Everyone makes mistakes. Failure, mistakes, stumbling blocks, they are all part of life, and our diet is no different. No one eats a perfectly 100% of the time, despite what the social media accounts of celebrities and fitness gurus would have you believe. If you make a mistake, do not let it derail your entire health goal. Start right back with your next meal.
2. Forgive Yourself.
Many people simply beat themselves up too much over simple mistakes. Let it go. Forgive yourself and move on. No one is perfect. Get over it and keep going.
3. Work towards 80/20.
Changing your diet often requires a period of intense restriction; this is good for a number of reasons. It retrains you to become more conscious about what you are eating. It will accelerate the initial results you experience. It will allow your tastes to change in a positive way. We know that we need to forgive ourselves and pick up right where we left off. Intense restriction however, is not necessarily a long term solution. With that in mind, after a period of intense restriction (for example, 4-6 weeks on Kaufmann 1 of the Kaufmann Diet) many people aim for the 80/20 rule, where 80% of the time your diet is very strict, and 20% of the time, it is slightly more lax.

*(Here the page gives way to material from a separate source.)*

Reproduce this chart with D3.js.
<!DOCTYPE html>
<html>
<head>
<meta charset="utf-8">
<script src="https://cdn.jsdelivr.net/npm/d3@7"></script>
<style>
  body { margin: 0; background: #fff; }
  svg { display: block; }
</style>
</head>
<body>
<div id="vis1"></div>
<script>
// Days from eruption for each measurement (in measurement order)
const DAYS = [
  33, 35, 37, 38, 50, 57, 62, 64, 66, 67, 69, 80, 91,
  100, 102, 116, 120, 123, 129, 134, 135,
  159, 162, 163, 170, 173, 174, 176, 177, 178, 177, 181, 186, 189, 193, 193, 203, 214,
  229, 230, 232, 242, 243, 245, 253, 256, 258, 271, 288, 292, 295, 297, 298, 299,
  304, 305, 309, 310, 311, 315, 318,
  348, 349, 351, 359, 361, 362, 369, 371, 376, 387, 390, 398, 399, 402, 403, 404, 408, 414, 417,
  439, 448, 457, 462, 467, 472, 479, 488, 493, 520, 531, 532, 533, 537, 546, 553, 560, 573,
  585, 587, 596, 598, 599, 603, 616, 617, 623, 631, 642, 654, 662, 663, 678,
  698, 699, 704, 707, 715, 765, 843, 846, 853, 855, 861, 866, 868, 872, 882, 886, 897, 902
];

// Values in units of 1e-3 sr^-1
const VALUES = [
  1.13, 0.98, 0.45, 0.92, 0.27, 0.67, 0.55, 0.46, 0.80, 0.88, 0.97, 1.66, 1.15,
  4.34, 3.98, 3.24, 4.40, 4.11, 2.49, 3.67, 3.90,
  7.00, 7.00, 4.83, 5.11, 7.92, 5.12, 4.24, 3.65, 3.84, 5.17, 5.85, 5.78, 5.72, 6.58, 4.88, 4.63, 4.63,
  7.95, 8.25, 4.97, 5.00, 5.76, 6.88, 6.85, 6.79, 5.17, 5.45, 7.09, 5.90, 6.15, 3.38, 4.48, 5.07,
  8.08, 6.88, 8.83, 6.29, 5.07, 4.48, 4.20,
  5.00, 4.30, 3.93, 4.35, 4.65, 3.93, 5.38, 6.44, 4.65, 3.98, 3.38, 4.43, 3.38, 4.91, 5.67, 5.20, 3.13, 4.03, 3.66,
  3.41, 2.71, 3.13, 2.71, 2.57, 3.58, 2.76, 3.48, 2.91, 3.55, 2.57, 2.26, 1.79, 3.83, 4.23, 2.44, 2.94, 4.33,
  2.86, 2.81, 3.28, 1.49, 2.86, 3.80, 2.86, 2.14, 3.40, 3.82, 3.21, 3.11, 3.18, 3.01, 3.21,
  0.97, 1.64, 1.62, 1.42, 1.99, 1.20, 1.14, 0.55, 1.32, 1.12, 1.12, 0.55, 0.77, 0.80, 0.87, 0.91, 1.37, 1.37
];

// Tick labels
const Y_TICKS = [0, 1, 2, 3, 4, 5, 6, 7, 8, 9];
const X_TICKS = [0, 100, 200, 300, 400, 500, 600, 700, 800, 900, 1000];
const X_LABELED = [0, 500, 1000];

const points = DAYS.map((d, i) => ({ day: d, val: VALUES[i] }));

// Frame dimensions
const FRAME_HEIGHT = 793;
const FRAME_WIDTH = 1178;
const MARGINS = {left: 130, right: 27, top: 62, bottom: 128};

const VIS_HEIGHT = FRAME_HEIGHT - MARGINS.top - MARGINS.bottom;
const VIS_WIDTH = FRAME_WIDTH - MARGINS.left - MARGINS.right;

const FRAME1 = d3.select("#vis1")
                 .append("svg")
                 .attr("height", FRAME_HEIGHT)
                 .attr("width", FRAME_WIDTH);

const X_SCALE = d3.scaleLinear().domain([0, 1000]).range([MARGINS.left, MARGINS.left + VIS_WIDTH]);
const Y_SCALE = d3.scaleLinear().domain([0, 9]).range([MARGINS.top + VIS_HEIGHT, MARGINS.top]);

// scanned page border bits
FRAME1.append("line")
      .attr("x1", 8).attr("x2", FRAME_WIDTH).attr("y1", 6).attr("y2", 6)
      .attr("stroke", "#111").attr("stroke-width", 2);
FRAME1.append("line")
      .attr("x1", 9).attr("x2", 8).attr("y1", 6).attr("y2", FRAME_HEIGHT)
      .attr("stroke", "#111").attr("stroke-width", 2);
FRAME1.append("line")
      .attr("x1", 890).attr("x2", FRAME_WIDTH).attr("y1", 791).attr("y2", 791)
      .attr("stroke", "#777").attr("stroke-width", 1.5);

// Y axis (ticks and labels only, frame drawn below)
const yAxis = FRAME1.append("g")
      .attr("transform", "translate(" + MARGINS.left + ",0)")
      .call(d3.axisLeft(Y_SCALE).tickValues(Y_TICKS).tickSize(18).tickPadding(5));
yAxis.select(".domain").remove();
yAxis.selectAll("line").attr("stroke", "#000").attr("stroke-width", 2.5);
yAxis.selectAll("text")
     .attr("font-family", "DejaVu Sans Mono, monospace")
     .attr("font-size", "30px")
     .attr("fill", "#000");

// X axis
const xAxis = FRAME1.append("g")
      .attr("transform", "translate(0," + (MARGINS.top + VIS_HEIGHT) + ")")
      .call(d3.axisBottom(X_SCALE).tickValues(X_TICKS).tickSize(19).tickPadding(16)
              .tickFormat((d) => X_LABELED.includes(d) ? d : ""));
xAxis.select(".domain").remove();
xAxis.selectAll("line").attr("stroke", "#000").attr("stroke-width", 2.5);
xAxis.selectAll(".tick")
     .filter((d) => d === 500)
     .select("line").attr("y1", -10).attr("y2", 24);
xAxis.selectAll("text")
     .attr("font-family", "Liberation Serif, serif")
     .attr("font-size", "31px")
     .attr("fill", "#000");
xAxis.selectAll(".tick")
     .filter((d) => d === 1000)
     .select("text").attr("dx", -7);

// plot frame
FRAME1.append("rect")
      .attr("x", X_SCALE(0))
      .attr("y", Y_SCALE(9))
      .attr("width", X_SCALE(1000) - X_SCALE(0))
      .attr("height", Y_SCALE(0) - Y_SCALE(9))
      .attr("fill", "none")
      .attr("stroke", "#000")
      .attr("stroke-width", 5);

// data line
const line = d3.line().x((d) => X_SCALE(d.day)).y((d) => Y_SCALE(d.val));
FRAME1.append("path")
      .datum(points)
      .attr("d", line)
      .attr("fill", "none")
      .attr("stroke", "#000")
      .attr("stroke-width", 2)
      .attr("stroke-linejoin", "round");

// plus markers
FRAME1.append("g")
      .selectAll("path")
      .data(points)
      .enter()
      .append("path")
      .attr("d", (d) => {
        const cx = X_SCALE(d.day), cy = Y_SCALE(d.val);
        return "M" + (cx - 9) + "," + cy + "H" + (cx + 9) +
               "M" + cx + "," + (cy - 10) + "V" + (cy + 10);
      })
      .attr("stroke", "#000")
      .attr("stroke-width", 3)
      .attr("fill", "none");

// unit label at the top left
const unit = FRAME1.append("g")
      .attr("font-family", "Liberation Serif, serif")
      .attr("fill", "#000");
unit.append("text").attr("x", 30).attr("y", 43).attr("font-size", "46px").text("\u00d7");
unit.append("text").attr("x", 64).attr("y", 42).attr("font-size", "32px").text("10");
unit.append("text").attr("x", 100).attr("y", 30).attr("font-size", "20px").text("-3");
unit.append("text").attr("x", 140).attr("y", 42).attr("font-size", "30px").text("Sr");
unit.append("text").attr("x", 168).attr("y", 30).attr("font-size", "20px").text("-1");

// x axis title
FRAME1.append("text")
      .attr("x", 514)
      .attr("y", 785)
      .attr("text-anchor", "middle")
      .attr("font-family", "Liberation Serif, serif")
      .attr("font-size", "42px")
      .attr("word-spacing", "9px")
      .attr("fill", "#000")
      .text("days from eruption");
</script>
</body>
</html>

Ultimately, developing good habits is about finding what works for you. But it is important to remember that restriction is not necessarily the long-term goal, or should not be. Developing good habits should be your ultimate goal.
4. Keep Your Eyes On the Prize.
Remember that you can do this. You can. Anyone can. You are in control of your own weight, and largely your own health. You have the opportunity to make smart, educated decisions about what you eat and the lifestyle you live. And, remember that the benefits of making positive, healthy lifestyle changes far outweigh the temporary sating of cravings.